(Dataset excerpt)
----------

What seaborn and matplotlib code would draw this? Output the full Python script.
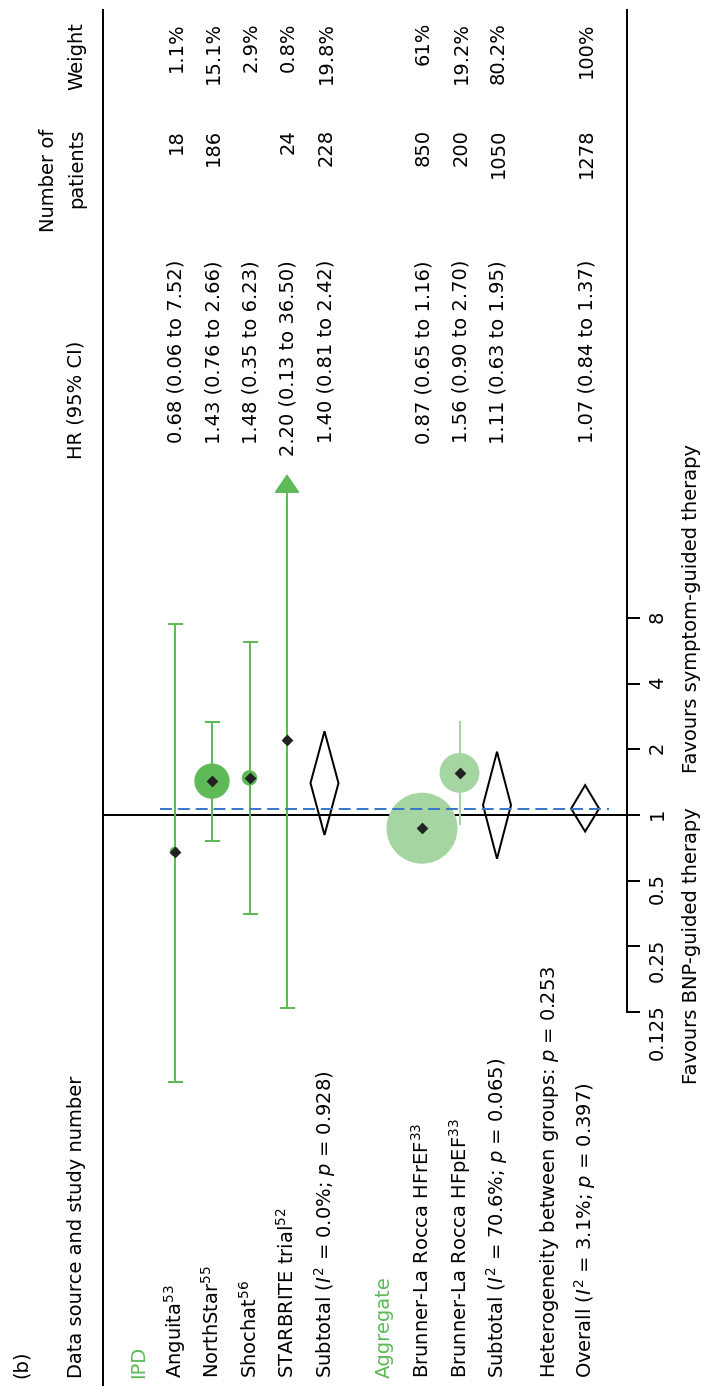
import numpy as np
import pandas as pd
import matplotlib
matplotlib.use("Agg")
import matplotlib.pyplot as plt
import seaborn as sns
from matplotlib.transforms import blended_transform_factory
from matplotlib.ticker import NullLocator

# ---------------- data ----------------
panel_label = "(b)"
col_headers = ["Data source and study number", "HR (95% CI)", "Number of", "patients", "Weight"]
group_names = ["IPD", "Aggregate"]

study_labels = ["Anguita$^{53}$", "NorthStar$^{55}$", "Shochat$^{56}$", "STARBRITE trial$^{52}$",
                "Brunner-La Rocca HFrEF$^{33}$", "Brunner-La Rocca HFpEF$^{33}$"]
study_group = ["IPD", "IPD", "IPD", "IPD", "Aggregate", "Aggregate"]
study_hr = [0.68, 1.43, 1.48, 2.20, 0.87, 1.56]
study_lo = [0.06, 0.76, 0.35, 0.13, 0.65, 0.90]
study_hi = [7.52, 2.66, 6.23, 36.50, 1.16, 2.70]
study_n = [18, 186, None, 24, 850, 200]
study_weight = [1.1, 15.1, 2.9, 0.8, 61, 19.2]

subtotal_labels = [r"Subtotal ($\mathit{I}^2$ = 0.0%; $\mathit{p}$ = 0.928)",
                   r"Subtotal ($\mathit{I}^2$ = 70.6%; $\mathit{p}$ = 0.065)"]
subtotal_hr = [1.40, 1.11]
subtotal_lo = [0.81, 0.63]
subtotal_hi = [2.42, 1.95]
subtotal_n = [228, 1050]
subtotal_weight = [19.8, 80.2]

het_label = r"Heterogeneity between groups: $\mathit{p}$ = 0.253"

overall_label = r"Overall ($\mathit{I}^2$ = 3.1%; $\mathit{p}$ = 0.397)"
overall_hr = 1.07
overall_lo = 0.84
overall_hi = 1.37
overall_n = 1278
overall_weight = 100

hr_ticks = [0.125, 0.25, 0.5, 1, 2, 4, 8]
hr_tick_labels = ["0.125", "0.25", "0.5", "1", "2", "4", "8"]
favours_left = "Favours BNP-guided therapy"
favours_right = "Favours symptom-guided therapy"

# ---------------- style ----------------
sns.set_theme(style="white")
plt.rcParams["font.family"] = ["DejaVu Sans"]
plt.rcParams["mathtext.fontset"] = "dejavusans"

GREEN = "#5dba57"
LIGHT_GREEN = "#a5d5a0"
BLUE = "#3b78c9"
FS = 14
LW = 1.1

W, H = 706, 1386
fig = plt.figure(figsize=(W / 100, H / 100), dpi=100)
fig.patch.set_facecolor("white")

# layout (pixel grid)
x_left, x_right = 103, 627
y_top, y_bot = 10, 1385
y_one, px_per_doubling = 815, 65.67
ax = fig.add_axes([x_left / W, (H - y_bot) / H, (x_right - x_left) / W, (y_bot - y_top) / H])
ax.set_facecolor("white")
ax.set_yscale("log", base=2)
ylim_lo = 2 ** (-(y_bot - y_one) / px_per_doubling)
ylim_hi = 2 ** ((y_one - y_top) / px_per_doubling)

# row slots
row0, step = 137, 37.5
slots = {"IPD": 0, "s0": 1, "s1": 2, "s2": 3, "s3": 4, "sub0": 5,
         "Aggregate": 6.55, "s4": 7.6, "s5": 8.6, "sub1": 9.6, "het": 10.95, "overall": 11.95}
def rowx(key):
    return row0 + step * slots[key]

study_pos = [rowx(f"s{i}") for i in range(len(study_labels))]
sub_pos = [rowx("sub0"), rowx("sub1")]
overall_pos = rowx("overall")

trans = blended_transform_factory(ax.transData, fig.transFigure)
def fy(p):
    return 1 - p / H

# null line
ax.axhline(1, color="black", lw=LW * 1.3, zorder=1)

# CIs
cap_s = (15 * 0.72) ** 2
max_tick = max(hr_ticks)
for p, g, lo, hi in zip(study_pos, study_group, study_lo, study_hi):
    col = GREEN if g == "IPD" else LIGHT_GREEN
    if hi > max_tick:
        ax.vlines(p, lo, hi * 0.75, colors=col, lw=LW * 1.3, zorder=2)
        ax.annotate("", xy=(p, hi), xytext=(p, lo),
                    arrowprops=dict(arrowstyle="-|>,head_length=0.55,head_width=0.38",
                                    color=col, lw=LW * 1.3, mutation_scale=21,
                                    shrinkA=0, shrinkB=0), zorder=2)
    else:
        ax.vlines(p, lo, hi, colors=col, lw=LW * 1.3, zorder=2)
    if g == "IPD":
        caps = [lo] if hi > max_tick else [lo, hi]
        ax.scatter([p] * len(caps), caps, marker="_", s=cap_s, color=col, linewidths=LW * 1.3, zorder=2)

# weight circles
df = pd.DataFrame({"pos": study_pos, "hr": study_hr, "weight": study_weight, "group": study_group})
sns.scatterplot(data=df, x="pos", y="hr", hue="group", palette={"IPD": GREEN, "Aggregate": LIGHT_GREEN},
                size="weight", sizes=(0, 2613), size_norm=(0, 61), legend=False, linewidth=0,
                alpha=1, ax=ax, zorder=3)
ax.scatter(study_pos, study_hr, marker="D", s=36, color="#222222", linewidths=0, zorder=6)

# pooled diamonds
half_w = 14
for p, hr, lo, hi in list(zip(sub_pos, subtotal_hr, subtotal_lo, subtotal_hi)) + [(overall_pos, overall_hr, overall_lo, overall_hi)]:
    ax.fill([p, p + half_w, p, p - half_w, p], [lo, hr, hi, hr, lo],
            facecolor="none", edgecolor="black", lw=LW * 1.3, zorder=4)

# overall dashed line
ax.hlines(overall_hr, study_pos[0] - 15, overall_pos + 24, colors=BLUE, lw=LW * 1.3,
          linestyles=(0, (6, 3)), zorder=5)

# axes cosmetics (after seaborn)
ax.set_xlim(x_left, x_right)
ax.set_ylim(ylim_lo, ylim_hi)
ax.set_xlabel("")
ax.set_ylabel("")
for s in ["top", "bottom"]:
    ax.spines[s].set_visible(False)
for s in ["left", "right"]:
    ax.spines[s].set_color("black")
    ax.spines[s].set_linewidth(LW * 1.3)
ax.spines["right"].set_bounds(min(hr_ticks), ylim_hi)
ax.set_xticks([])
ax.yaxis.tick_right()
ax.set_yticks(hr_ticks)
ax.set_yticklabels(hr_tick_labels)
ax.yaxis.set_minor_locator(NullLocator())
ax.tick_params(axis="y", which="major", direction="out", length=9, width=LW * 1.3, pad=6,
               labelsize=FS, labelrotation=90, colors="black", right=True, left=False)

# ---------------- texts ----------------
base_off = 7
y_label_start = 1378
y_hr_end, y_hr_head = 260, 459
y_n_end = 129
y_w_end = 22

def rtext(x, ypx, s, ha, color="black"):
    ax.text(x + base_off, fy(ypx), s, transform=trans, rotation=90, rotation_mode="anchor",
            ha=ha, va="baseline", fontsize=FS, color=color, clip_on=False)

head_x = 75
rtext(20, y_label_start, panel_label, "left")
rtext(head_x, y_label_start, col_headers[0], "left")
rtext(head_x, y_hr_head, col_headers[1], "left")
rtext(47, y_n_end, col_headers[2], "right")
rtext(head_x, y_n_end, col_headers[3], "right")
rtext(head_x, y_w_end, col_headers[4], "right")

rtext(rowx("IPD"), y_label_start, group_names[0], "left", GREEN)
rtext(rowx("Aggregate"), y_label_start, group_names[1], "left", GREEN)

def fmt_hr(hr, lo, hi):
    return f"{hr:.2f} ({lo:.2f} to {hi:.2f})"

for p, lab, hr, lo, hi, n, w in zip(study_pos, study_labels, study_hr, study_lo, study_hi, study_n, study_weight):
    rtext(p, y_label_start, lab, "left")
    rtext(p, y_hr_end, fmt_hr(hr, lo, hi), "right")
    if n is not None:
        rtext(p, y_n_end, f"{n}", "right")
    rtext(p, y_w_end, f"{w:g}%", "right")

for p, lab, hr, lo, hi, n, w in zip(sub_pos, subtotal_labels, subtotal_hr, subtotal_lo, subtotal_hi, subtotal_n, subtotal_weight):
    rtext(p, y_label_start, lab, "left")
    rtext(p, y_hr_end, fmt_hr(hr, lo, hi), "right")
    rtext(p, y_n_end, f"{n}", "right")
    rtext(p, y_w_end, f"{w:g}%", "right")

rtext(rowx("het"), y_label_start, het_label, "left")
rtext(overall_pos, y_label_start, overall_label, "left")
rtext(overall_pos, y_hr_end, fmt_hr(overall_hr, overall_lo, overall_hi), "right")
rtext(overall_pos, y_n_end, f"{overall_n}", "right")
rtext(overall_pos, y_w_end, f"{overall_weight:g}%", "right")

rtext(690, 807, favours_left, "right")
rtext(690, 773, favours_right, "left")

fig.savefig("out.png", dpi=100, facecolor="white")
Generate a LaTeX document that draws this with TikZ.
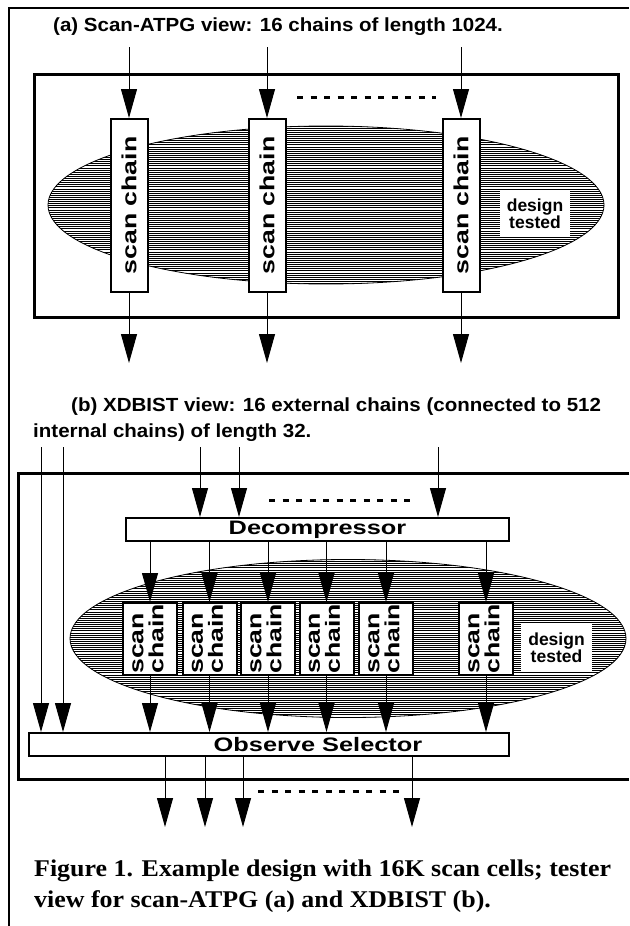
\documentclass[tikz,border=0pt]{standalone}
\usepackage{fontspec}
\setmainfont{Liberation Serif}
\setsansfont{Liberation Sans}
\newfontfamily\widesf[FakeStretch=1.3]{Liberation Sans}
\newfontfamily\headsf[FakeStretch=1.08]{Liberation Sans}
\newfontfamily\capfont[FakeStretch=1.08]{Liberation Serif}
\usepackage{tikz}
\usetikzlibrary{arrows.meta,shapes.geometric}
\newcommand{\scantwo}{\rotatebox{90}{\begin{tabular}{@{}l@{}}scan\\chain\end{tabular}}}

\begin{document}
\begin{tikzpicture}[
  x=1pt,y=-1pt,
  ttl/.style={font=\headsf\bfseries\fontsize{19}{22}\selectfont,inner sep=0pt},
  scanbox/.style={draw,line width=2pt,fill=white,minimum width=37pt,minimum height=173pt,inner sep=0pt,font=\widesf\bfseries\fontsize{20.5}{17}\selectfont},
  scanboxB/.style={scanbox,minimum width=54pt,minimum height=72pt},
  dut/.style={ellipse,draw,line width=0.8pt,minimum width=556pt,minimum height=158pt,inner sep=0pt,
    path picture={\foreach \k in {0,...,78}
      \draw[line width=0.9pt] ([yshift=-\k*2.1pt]path picture bounding box.north west) -- ++(600,0);}},
  dtag/.style={fill=white,minimum width=70pt,minimum height=47pt,align=center,inner sep=0pt,font=\sffamily\bfseries\fontsize{17.5}{17}\selectfont},
  bar/.style={draw,line width=2pt,fill=white,minimum height=23pt,inner sep=0pt,font=\widesf\bfseries\fontsize{19.5}{20}\selectfont},
  arr/.style={-{Triangle[length=29pt,width=16pt]},line width=1pt},
  dots/.style={line width=3pt,dash pattern=on 6pt off 7.5pt},
  capt/.style={font=\capfont\bfseries\fontsize{24}{31}\selectfont,inner sep=0pt}]
  \useasboundingbox (0,0) rectangle (629,926);
  % page frame
  \draw[line width=2pt] (9,926) -- (9,8) -- (629,8);
  % (a) scan-ATPG view
  \node[ttl,anchor=west] (ttlA) at (53,27) {(a) Scan-ATPG view: 16 chains of length 1024.};
  \draw[line width=3pt] (34,74) rectangle (618,317);
  \node[dut] (dutA) at (326,205) {};
  \node[scanbox] (a1) at (129,205.5) {\rotatebox{90}{scan chain}};
  \node[scanbox] (a2) at (267,205.5) {\rotatebox{90}{scan chain}};
  \node[scanbox] (a3) at (461,205.5) {\rotatebox{90}{scan chain}};
  \node[dtag] (dtA) at (535,213.5) {design\\tested};
  \foreach \c in {a1,a2,a3}{
    \draw[arr] (\c.north) ++(0,-71) -- (\c.north);
    \draw[arr] (\c.south) -- ++(0,70);
  }
  \draw[dots] (297,97) -- (436,97);
  % (b) XDBIST view
  \node[ttl,anchor=west] (ttlB1) at (71,407) {(b) XDBIST view: 16 external chains (connected to 512};
  \node[ttl,anchor=west] (ttlB2) at (33,433) {internal chains) of length 32.};
  \draw[line width=3pt] (629,473) -- (18,473) -- (18,779) -- (629,779);
  \node[dut] (dutB) at (348,638.5) {};
  \node[bar,minimum width=383pt] (dec) at (317.5,529.5) {Decompressor};
  \node[bar,minimum width=480pt] (obs) at (269,744.5) {\hspace*{98pt}Observe Selector};
  \foreach \i/\x in {1/150,2/209.5,3/268,4/326.5,5/386,6/486}{
    \node[scanboxB] (b\i) at (\x,639) {\scantwo};
    \draw[arr] (b\i |- dec.south) -- (b\i.north);
    \draw[arr] (b\i.south) -- (b\i |- obs.north);
  }
  \node[dtag,minimum width=71pt,minimum height=49pt] (dtB) at (556.5,647.5) {design\\tested};
  \foreach \x in {200,239,438} \draw[arr] (\x,447) -- (\x,0 |- dec.north);
  \foreach \x in {41,63} \draw[arr] (\x,447) -- (\x,0 |- obs.north);
  \foreach \x in {165,205,243,412} \draw[arr] (\x,0 |- obs.south) -- (\x,827);
  \draw[dots] (269,500) -- (410,500);
  \draw[dots] (258,791) -- (399,791);
  % caption
  \node[capt,anchor=base west] (cap1) at (34,876) {Figure 1. Example design with 16K scan cells; tester};
  \node[capt,anchor=base west] (cap2) at (34,907) {view for scan-ATPG (a) and XDBIST (b).};
\end{tikzpicture}
\end{document}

----------

PROMPT: Repeat the lines exactly as they stand, from the opening line of the data through the line with "study_weight = [1.1, 15.1, 2.9, 0.8, 61, 19.2]". Pictures stay out of the copy.

PROBLEM SOLUTION:
What seaborn and matplotlib code would draw this? Output the full Python script.
import numpy as np
import pandas as pd
import matplotlib
matplotlib.use("Agg")
import matplotlib.pyplot as plt
import seaborn as sns
from matplotlib.transforms import blended_transform_factory
from matplotlib.ticker import NullLocator

# ---------------- data ----------------
panel_label = "(b)"
col_headers = ["Data source and study number", "HR (95% CI)", "Number of", "patients", "Weight"]
group_names = ["IPD", "Aggregate"]

study_labels = ["Anguita$^{53}$", "NorthStar$^{55}$", "Shochat$^{56}$", "STARBRITE trial$^{52}$",
                "Brunner-La Rocca HFrEF$^{33}$", "Brunner-La Rocca HFpEF$^{33}$"]
study_group = ["IPD", "IPD", "IPD", "IPD", "Aggregate", "Aggregate"]
study_hr = [0.68, 1.43, 1.48, 2.20, 0.87, 1.56]
study_lo = [0.06, 0.76, 0.35, 0.13, 0.65, 0.90]
study_hi = [7.52, 2.66, 6.23, 36.50, 1.16, 2.70]
study_n = [18, 186, None, 24, 850, 200]
study_weight = [1.1, 15.1, 2.9, 0.8, 61, 19.2]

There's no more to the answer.